The island has been inhabited by humans for some eight thousand years. By the late 1700s, the primary Indian nations there were the Nuu-Chah-Nulth[?] (Nootka) on the west coast, Salish[?] on the south and east coasts, and the Kwakiutl in the centre of the island and the north.
Europe began to encroach on the island in 1774, when rumours of Russian fur traders caused the Spanish to send a ship, the Santiago north under the command of Juan Josef Pérez Hernández[?]. In 1775 a second Spanish expedition, under Juan Francisco de la Bodega y Quadra[?], was sent. Neither actually landed.
After these first peeks, Vancouver Island came to the attention of the wider world after the third voyage of Captain James Cook, who landed at Nootka Sound[?] of the Island's western shore on March 31, 1778 and claimed it for the United Kingdom. The island's rich fur trading potential led the British East India Company to set up a single-building trading post in the native village of Yuquot[?] on Nootka Island[?] (a small island in the Sound).

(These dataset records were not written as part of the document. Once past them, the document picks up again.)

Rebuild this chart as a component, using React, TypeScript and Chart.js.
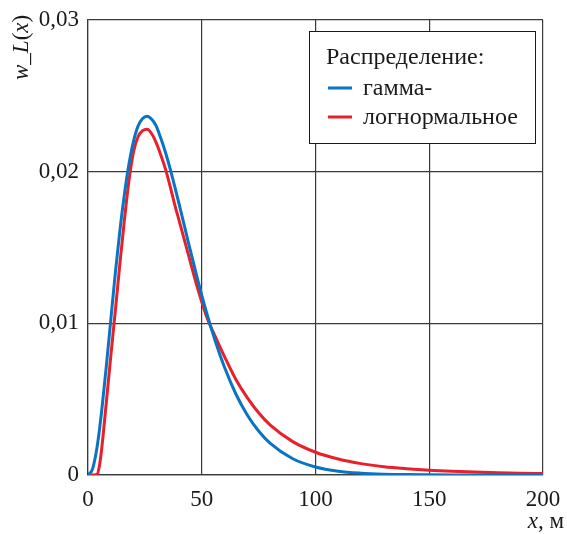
import React, { useEffect, useRef } from "react";
import { Chart, registerables } from "chart.js";

Chart.register(...registerables);

const xValues = [0, 2, 4, 5, 6, 8, 10, 12, 14, 16, 18, 20, 22, 24, 26, 28, 30, 32, 34, 36, 38, 40, 44, 48, 52, 56, 60, 65, 70, 75, 80, 90, 100, 110, 120, 130, 140, 150, 160, 170, 180, 190, 200];
const gammaValues = [0, 0.0004, 0.00185, 0.00293, 0.0042, 0.0071, 0.0102, 0.0133, 0.0161, 0.0185, 0.0205, 0.022, 0.023, 0.0235, 0.02365, 0.02345, 0.023, 0.0222, 0.0213, 0.02025, 0.0191, 0.0179, 0.0154, 0.013, 0.01077, 0.0088, 0.0071, 0.00534, 0.00396, 0.0029, 0.0021, 0.00107, 0.00053, 0.00025, 0.00012, 0.000056, 0.000025, 0.000012, 0.000005, 0.000002, 0.000001, 0, 0];
const lognormValues = [0, 0, 0.00005, 0.0006, 0.0017, 0.0047, 0.0078, 0.0108, 0.0139, 0.0168, 0.0194, 0.0213, 0.0223, 0.0227, 0.0228, 0.0225, 0.0219, 0.0211, 0.0202, 0.0191, 0.0179, 0.0168, 0.0146, 0.0124, 0.0105, 0.0091, 0.0078, 0.0063, 0.0051, 0.0041, 0.0033, 0.0022, 0.0015, 0.00105, 0.00075, 0.00055, 0.00042, 0.00032, 0.00025, 0.0002, 0.00015, 0.00012, 0.0001];

const seriesLabels = ["гамма-", "логнормальное"];
const seriesColors = ["#0a74c4", "#e8202a"];
const legendTitle = "Распределение:";
const xMin = 0;
const xMax = 200;
const xStep = 50;
const yMin = 0;
const yMax = 0.03;
const yStep = 0.01;

const FONT = "'Liberation Serif', 'Times New Roman', serif";
const FS = 23;
const LFS = 24;
const INK = "#1a1a1a";
const GRID = "#3a3a3a";

const overlayPlugin = {
  id: "overlay",
  afterDraw(chart: any) {
    const { ctx, chartArea } = chart;
    ctx.save();
    // Legend box
    const bw = 226;
    const bh = 112;
    const bx = Math.round(chartArea.right - 234);
    const by = Math.round(chartArea.top + 11);
    ctx.fillStyle = "#ffffff";
    ctx.fillRect(bx, by, bw, bh);
    ctx.strokeStyle = INK;
    ctx.lineWidth = 1;
    ctx.strokeRect(bx + 0.5, by + 0.5, bw, bh);
    ctx.fillStyle = INK;
    ctx.font = `${LFS}px ${FONT}`;
    ctx.textAlign = "left";
    ctx.textBaseline = "alphabetic";
    ctx.fillText(legendTitle, bx + 17, by + 33);
    const rows = [by + 57, by + 86];
    chart.data.datasets.forEach((ds: any, i: number) => {
      const y = rows[i];
      ctx.strokeStyle = ds.borderColor;
      ctx.lineWidth = 3;
      ctx.beginPath();
      ctx.moveTo(bx + 19, y);
      ctx.lineTo(bx + 43, y);
      ctx.stroke();
      ctx.fillStyle = INK;
      ctx.fillText(ds.label, bx + 54, y + 7);
    });

    // Y axis title (rotated): w_L(x)
    ctx.save();
    ctx.translate(28, 80);
    ctx.rotate(-Math.PI / 2);
    let cx = 0;
    const parts: [string, boolean][] = [["w", true], ["_", false], ["L", true], ["(", false], ["x", true], [")", false]];
    for (const [t, it] of parts) {
      ctx.font = `${it ? "italic " : ""}${FS}px ${FONT}`;
      ctx.fillText(t, cx, 0);
      cx += ctx.measureText(t).width;
    }
    ctx.restore();

    // X axis title: x, м (right aligned)
    const xParts: [string, boolean][] = [["x", true], [", м", false]];
    let total = 0;
    for (const [t, it] of xParts) {
      ctx.font = `${it ? "italic " : ""}${FS}px ${FONT}`;
      total += ctx.measureText(t).width;
    }
    let tx = 564 - total;
    for (const [t, it] of xParts) {
      ctx.font = `${it ? "italic " : ""}${FS}px ${FONT}`;
      ctx.fillText(t, tx, 528);
      tx += ctx.measureText(t).width;
    }
    ctx.restore();
  },
};

export default function App() {
  const ref = useRef<HTMLCanvasElement | null>(null);
  useEffect(() => {
    if (!ref.current) return;
    const mk = (vals: number[]) => xValues.map((x, i) => ({ x, y: vals[i] }));
    const chart = new Chart(ref.current, {
      type: "line",
      data: {
        datasets: [
          {
            label: seriesLabels[0],
            data: mk(gammaValues),
            borderColor: seriesColors[0],
            borderWidth: 3,
            pointRadius: 0,
            cubicInterpolationMode: "monotone",
            fill: false,
          },
          {
            label: seriesLabels[1],
            data: mk(lognormValues),
            borderColor: seriesColors[1],
            borderWidth: 3,
            pointRadius: 0,
            cubicInterpolationMode: "monotone",
            fill: false,
          },
        ],
      },
      options: {
        responsive: false,
        animation: false,
        layout: { padding: { top: 20, right: 24, left: 0, bottom: 0 } },
        plugins: {
          legend: { display: false },
          tooltip: { enabled: false },
          title: { display: false },
        },
        scales: {
          x: {
            type: "linear",
            min: xMin,
            max: xMax,
            ticks: {
              stepSize: xStep,
              padding: 11,
              color: INK,
              font: { family: FONT, size: FS },
              maxRotation: 0,
            },
            grid: { color: GRID, lineWidth: 1.2, drawTicks: false },
            border: { display: true, color: GRID, width: 1.2 },
            afterFit: (s: any) => {
              s.height = 59;
              s.paddingLeft = 0;
              s.paddingRight = 0;
            },
          },
          y: {
            type: "linear",
            min: yMin,
            max: yMax,
            ticks: {
              stepSize: yStep,
              padding: 9,
              color: INK,
              font: { family: FONT, size: FS },
              callback: (v: any) => (Number(v) === 0 ? "0" : Number(v).toFixed(2).replace(".", ",")),
            },
            grid: { color: GRID, lineWidth: 1.2, drawTicks: false },
            border: { display: true, color: GRID, width: 1.2 },
            afterFit: (s: any) => {
              s.width = 88;
              s.paddingTop = 0;
              s.paddingBottom = 0;
            },
          },
        },
      },
      plugins: [overlayPlugin],
    } as any);
    return () => chart.destroy();
  }, []);
  return (
    <div style={{ position: "absolute", left: 0, top: 0, width: 567, height: 534, background: "#fff" }}>
      <canvas ref={ref} width={567} height={534} style={{ display: "block" }} />
    </div>
  );
}
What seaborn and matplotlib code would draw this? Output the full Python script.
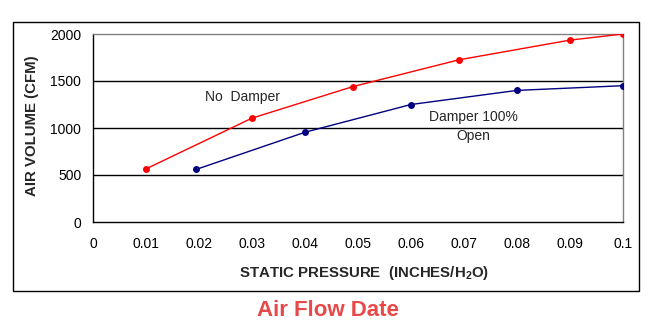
import matplotlib
matplotlib.use("Agg")
import matplotlib.pyplot as plt
import seaborn as sns
import pandas as pd
from matplotlib.patches import Rectangle

# Measured airflow vs. static pressure
no_damper_pressure = [0.01, 0.03, 0.049, 0.069, 0.09, 0.1]
no_damper_cfm = [565, 1105, 1440, 1725, 1935, 2000]
damper_pressure = [0.0195, 0.04, 0.06, 0.08, 0.1]
damper_cfm = [560, 955, 1250, 1400, 1450]

x_ticks = [0, 0.01, 0.02, 0.03, 0.04, 0.05, 0.06, 0.07, 0.08, 0.09, 0.1]
x_tick_labels = ["0", "0.01", "0.02", "0.03", "0.04", "0.05", "0.06", "0.07", "0.08", "0.09", "0.1"]
y_ticks = [0, 500, 1000, 1500, 2000]

df = pd.concat([
    pd.DataFrame({"pressure": no_damper_pressure, "cfm": no_damper_cfm, "series": "No Damper"}),
    pd.DataFrame({"pressure": damper_pressure, "cfm": damper_cfm, "series": "Damper 100% Open"}),
])

sns.set_style("white")
plt.rcParams["font.family"] = ["Liberation Sans", "DejaVu Sans"]

W, H = 649, 327
fig = plt.figure(figsize=(W / 100, H / 100), dpi=100)
ax = fig.add_axes([93 / W, 1 - 222 / H, (623 - 93) / W, (222 - 34) / H])

sns.lineplot(data=df, x="pressure", y="cfm", hue="series",
             palette={"No Damper": "#ff0000", "Damper 100% Open": "#000080"},
             marker="o", markersize=5, markeredgewidth=0, linewidth=1,
             legend=False, ax=ax, zorder=3)

ax.set_xlim(0, 0.1)
ax.set_ylim(0, 2000)
ax.set_xticks(x_ticks)
ax.set_xticklabels(x_tick_labels)
ax.set_yticks(y_ticks)
ax.tick_params(axis="x", direction="in", length=4, width=1, color="black",
               pad=11, labelsize=10, labelcolor="#000000")
ax.tick_params(axis="y", length=0, pad=8.5, labelsize=10, labelcolor="#000000")
for v in y_ticks[1:-1]:
    ax.axhline(v, color="black", linewidth=1, zorder=1)

for side in ("left", "bottom"):
    ax.spines[side].set_color("black")
    ax.spines[side].set_linewidth(1)
for side in ("top", "right"):
    ax.spines[side].set_visible(True)
    ax.spines[side].set_color("#808080")
    ax.spines[side].set_linewidth(1)

ax.set_xlabel("STATIC PRESSURE  (INCHES/H$_\\mathregular{2}$O)", fontsize=10.8,
              fontweight="bold")
ax.set_ylabel("AIR VOLUME (CFM)", fontsize=10.8, fontweight="bold")
ax.xaxis.label.set_va("center")
ax.yaxis.label.set_va("center")
ax.xaxis.set_label_coords((364 - 93) / 530, (222 - 273) / 188)
ax.yaxis.set_label_coords((32 - 93) / 530, (222 - 126) / 188)

ax.text(0.0283, 1330, "No  Damper", fontsize=10, ha="center", va="center")
ax.text(0.0718, 1117, "Damper 100%", fontsize=10, ha="center", va="center")
ax.text(0.0718, 915, "Open", fontsize=10, ha="center", va="center")

# Chart area frame
fig.patches.append(Rectangle((13 / W, 1 - 291 / H), (639 - 13) / W, (291 - 22) / H,
                             transform=fig.transFigure, fill=False,
                             edgecolor="black", linewidth=1))

fig.text(328 / W, 1 - 310 / H, "Air Flow Date", color="#e84848", fontsize=16,
         fontweight="bold", ha="center", va="center")

fig.savefig("out.png", dpi=100)
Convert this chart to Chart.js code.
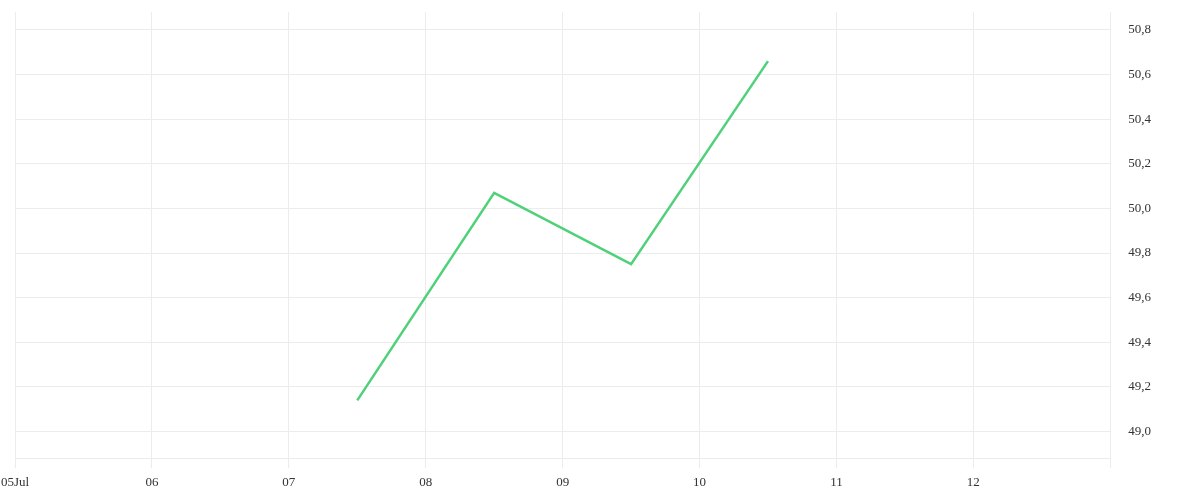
<!DOCTYPE html>
<html>
<head>
<meta charset="utf-8">
<script src="https://cdn.jsdelivr.net/npm/chart.js@4/dist/chart.umd.min.js"></script>
<style>
  html, body { margin: 0; padding: 0; background: #fff; }
  #wrap { width: 1200px; height: 500px; }
</style>
</head>
<body>
<div id="wrap"><canvas id="chart" width="1200" height="500"></canvas></div>
<script>
// days since 05 Jul (point sits at midday)
const dayLabels = ['05Jul', '06', '07', '08', '09', '10', '11', '12', ''];
const pointDays = [2.5, 3.5, 4.5, 5.5];
const pointValues = [49.14, 50.07, 49.75, 50.66];
const yTicks = [49.0, 49.2, 49.4, 49.6, 49.8, 50.0, 50.2, 50.4, 50.6, 50.8];

const gridColor = '#ececec';
const textColor = '#333';
const fontFamily = '"Liberation Serif", "DejaVu Serif", serif';

new Chart(document.getElementById('chart').getContext('2d'), {
    type: 'line',
    data: {
        datasets: [{
            data: pointDays.map((d, i) => ({ x: d, y: pointValues[i] })),
            borderColor: '#4fd17a',
            borderWidth: 2.5,
            pointRadius: 0,
            tension: 0,
            fill: false
        }]
    },
    options: {
        responsive: false,
        animation: false,
        layout: { padding: { left: 15, right: 31, top: 12, bottom: 4 } },
        plugins: { legend: { display: false }, tooltip: { enabled: false } },
        scales: {
            x: {
                type: 'linear',
                min: 0,
                max: 8,
                afterBuildTicks: axis => { axis.ticks = dayLabels.map((_, i) => ({ value: i })); },
                afterFit: axis => { axis.paddingLeft = 0; axis.paddingRight = 0; },
                ticks: {
                    color: textColor,
                    font: { family: fontFamily, size: 13 },
                    maxRotation: 0,
                    autoSkip: false,
                    padding: 6,
                    callback: v => dayLabels[v]
                },
                grid: { color: gridColor, tickLength: 10 },
                border: { color: gridColor }
            },
            y: {
                position: 'right',
                min: 48.88,
                max: 50.88,
                afterBuildTicks: axis => { axis.ticks = yTicks.map(v => ({ value: v })); },
                afterFit: axis => { axis.paddingTop = 0; axis.paddingBottom = 0; },
                ticks: {
                    color: textColor,
                    font: { family: fontFamily, size: 13 },
                    padding: 18,
                    callback: v => v.toFixed(1).replace('.', ',')
                },
                grid: { color: gridColor, drawTicks: false },
                border: { color: gridColor }
            }
        }
    }
});
</script>
</body>
</html>
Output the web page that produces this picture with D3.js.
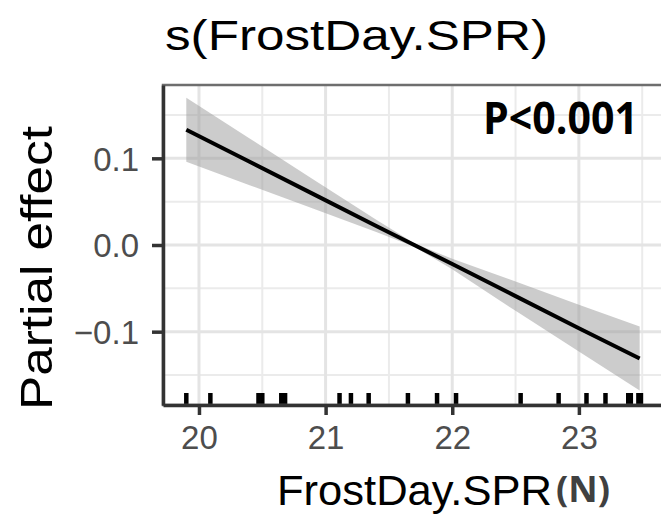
<!DOCTYPE html>
<html>
<head>
<meta charset="utf-8">
<script src="https://cdn.jsdelivr.net/npm/d3@7"></script>
<style>
  body { margin: 0; background: #fff; }
  svg { display: block; }
</style>
</head>
<body>
<div id="chart"></div>
<script>
// smooth estimate
var frostX = [19.90, 20.40, 20.90, 21.40, 21.70, 22.00, 22.50, 23.00, 23.48];
var fit    = [0.133, 0.096, 0.059, 0.022, 0.000, -0.022, -0.059, -0.096, -0.131];
var upper  = [0.170, 0.123, 0.076, 0.029, 0.002, -0.016, -0.042, -0.069, -0.094];
var lower  = [0.096, 0.069, 0.042, 0.015, -0.002, -0.028, -0.076, -0.123, -0.168];

// rug of observed FrostDay.SPR values
var rugX = [19.90, 20.09, 20.47, 20.50, 20.65, 20.68, 21.11, 21.20, 21.34, 21.65,
            21.88, 22.03, 22.54, 22.84, 23.06, 23.21, 23.39, 23.41, 23.47, 23.49];

var xTicks = [20, 21, 22, 23];
var xMinor = [20.5, 21.5, 22.5, 23.5];
var yTicks = [-0.1, 0.0, 0.1];
var yMinor = [-0.15, -0.05, 0.05, 0.15];

var width = 661, height = 517;
var panel = { left: 163, right: 665, top: 85, bottom: 405 };

var svg = d3.select("#chart").append("svg")
    .attr("width", width)
    .attr("height", height);

var x = d3.scaleLinear().domain([19.716, 23.68]).range([panel.left, panel.right]);
var y = d3.scaleLinear().domain([-0.1846, 0.1846]).range([panel.bottom, panel.top]);

var pts = frostX.map(function (d, i) {
    return { x: d, fit: fit[i], hi: upper[i], lo: lower[i] };
});

// grid
svg.selectAll(".gminx").data(xMinor).enter().append("line")
    .attr("x1", function (d) { return x(d); }).attr("x2", function (d) { return x(d); })
    .attr("y1", panel.top).attr("y2", panel.bottom)
    .attr("stroke", "#ebebeb").attr("stroke-width", 2);
svg.selectAll(".gminy").data(yMinor).enter().append("line")
    .attr("y1", function (d) { return y(d); }).attr("y2", function (d) { return y(d); })
    .attr("x1", panel.left).attr("x2", panel.right)
    .attr("stroke", "#ebebeb").attr("stroke-width", 2);
svg.selectAll(".gmajx").data(xTicks).enter().append("line")
    .attr("x1", function (d) { return x(d); }).attr("x2", function (d) { return x(d); })
    .attr("y1", panel.top).attr("y2", panel.bottom)
    .attr("stroke", "#e4e4e4").attr("stroke-width", 3);
svg.selectAll(".gmajy").data(yTicks).enter().append("line")
    .attr("y1", function (d) { return y(d); }).attr("y2", function (d) { return y(d); })
    .attr("x1", panel.left).attr("x2", panel.right)
    .attr("stroke", "#e4e4e4").attr("stroke-width", 3);

// confidence band + fit
var band = d3.area()
    .x(function (d) { return x(d.x); })
    .y0(function (d) { return y(d.lo); })
    .y1(function (d) { return y(d.hi); });
svg.append("path").datum(pts)
    .attr("d", band)
    .attr("fill", "#999999")
    .attr("fill-opacity", 0.5);

var line = d3.line()
    .x(function (d) { return x(d.x); })
    .y(function (d) { return y(d.fit); });
svg.append("path").datum(pts)
    .attr("d", line)
    .attr("fill", "none")
    .attr("stroke", "#000")
    .attr("stroke-width", 4);

// rug
svg.selectAll(".rug").data(rugX).enter().append("line")
    .attr("x1", function (d) { return x(d); }).attr("x2", function (d) { return x(d); })
    .attr("y1", panel.bottom - 12).attr("y2", panel.bottom)
    .attr("stroke", "#000").attr("stroke-width", 4.5);

// panel border
svg.append("rect")
    .attr("x", panel.left).attr("y", panel.top)
    .attr("width", panel.right - panel.left).attr("height", panel.bottom - panel.top)
    .attr("fill", "none").attr("stroke", "#6e6e6e").attr("stroke-width", 2.5);

// axes
var xAxis = svg.append("g")
    .attr("transform", "translate(0," + panel.bottom + ")")
    .call(d3.axisBottom(x).tickValues(xTicks).tickSize(10).tickSizeOuter(0).tickPadding(11)
        .tickFormat(d3.format("d")));
var yAxis = svg.append("g")
    .attr("transform", "translate(" + panel.left + ",0)")
    .call(d3.axisLeft(y).tickValues(yTicks).tickSize(11).tickSizeOuter(0).tickPadding(13)
        .tickFormat(function (d) { return d3.format(".1f")(d).replace("-", "\u2212"); }));

[xAxis, yAxis].forEach(function (g) {
    g.select(".domain").attr("stroke", "#333").attr("stroke-width", 3.5);
    g.selectAll(".tick line").attr("stroke", "#333").attr("stroke-width", 3.5);
    g.selectAll(".tick text")
        .attr("fill", "#4d4d4d")
        .style("font-family", "'Liberation Sans', Arial, sans-serif")
        .style("font-size", "33px");
});
xAxis.selectAll(".tick text").attr("dy", "0.71em");
yAxis.selectAll(".tick text").attr("dy", "0.36em");

// titles
svg.append("text")
    .attr("x", 165).attr("y", 50)
    .attr("textLength", 383).attr("lengthAdjust", "spacingAndGlyphs")
    .style("font-family", "'Liberation Sans', Arial, sans-serif")
    .style("font-size", "42px")
    .attr("fill", "#000")
    .text("s(FrostDay.SPR)");

svg.append("text")
    .attr("transform", "translate(52,268) rotate(-90)")
    .attr("text-anchor", "middle")
    .attr("textLength", 284).attr("lengthAdjust", "spacingAndGlyphs")
    .style("font-family", "'Liberation Sans', Arial, sans-serif")
    .style("font-size", "45px")
    .attr("fill", "#000")
    .text("Partial effect");

svg.append("text")
    .attr("x", 277).attr("y", 505)
    .attr("textLength", 275).attr("lengthAdjust", "spacingAndGlyphs")
    .style("font-family", "'Liberation Sans', Arial, sans-serif")
    .style("font-size", "43px")
    .attr("fill", "#000")
    .text("FrostDay.SPR");

svg.append("text")
    .attr("x", 556).attr("y", 502)
    .attr("textLength", 54).attr("lengthAdjust", "spacingAndGlyphs")
    .style("font-family", "'Open Sans', sans-serif")
    .style("font-weight", "bold")
    .style("font-size", "35px")
    .attr("fill", "#404040")
    .text("(N)");

svg.append("text")
    .attr("x", 483).attr("y", 134)
    .attr("textLength", 155).attr("lengthAdjust", "spacingAndGlyphs")
    .style("font-family", "'Open Sans', sans-serif")
    .style("font-weight", "bold")
    .style("font-size", "45px")
    .attr("fill", "#000")
    .text("P<0.001");
</script>
</body>
</html>
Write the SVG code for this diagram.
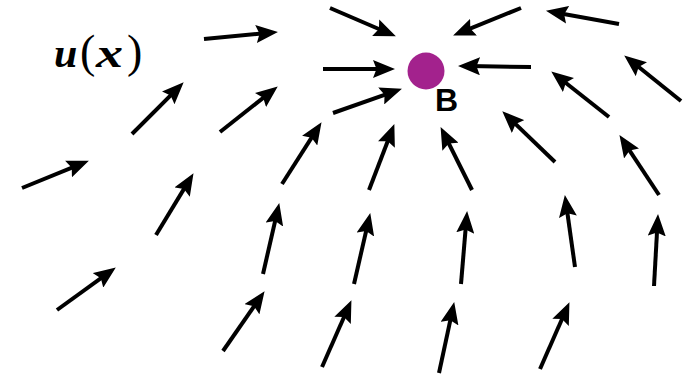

The island was further explored by Spain in 1789 by Esteban José Martínez[?], who built Fort San Miguel[?] on one of Vancouver Island's small offshore islets in the Sound near Yuquot. This was to be the only Spanish settlement in what would later be Canada. The Spanish began seizing British ships and the two nations came close to war, but the issues were resolved peacefully in favour of the British with 1792's Nootka Convention[?]. Coordinating the handover was Captain George Vancouver from King's Lynn in England, who had sailed as a midshipman with Cook, and from whom the island gained its name.
The first British settlement on the island was a Hudson's Bay Company post, Fort Camosun, founded in 1843. This became the centre of an important base during the Fraser Gold Rush[?], and the burgeoning town was incorporated as Victoria in 1862. Victoria became the capital of the colony of Vancouver Island, then retained that status when the island was amalgamated with the mainland nearby. Though long since passed in population by the city of Vancouver (which, confusingly, is not on Vancouver Island), Victoria remains the capital of British Columbia.
A British naval base was established at Esquimalt, British Columbia[?] (now amalgamated with Victoria) in 1865, and eventually taken over by the Canadian military. It is the second largest Canadian military base after that at Halifax, Nova Scotia.
As of 2002, Vancouver Island had an estimated population of 750,000. Slightly less than half of these -- 326,000 as of 2002 -- live in Victoria.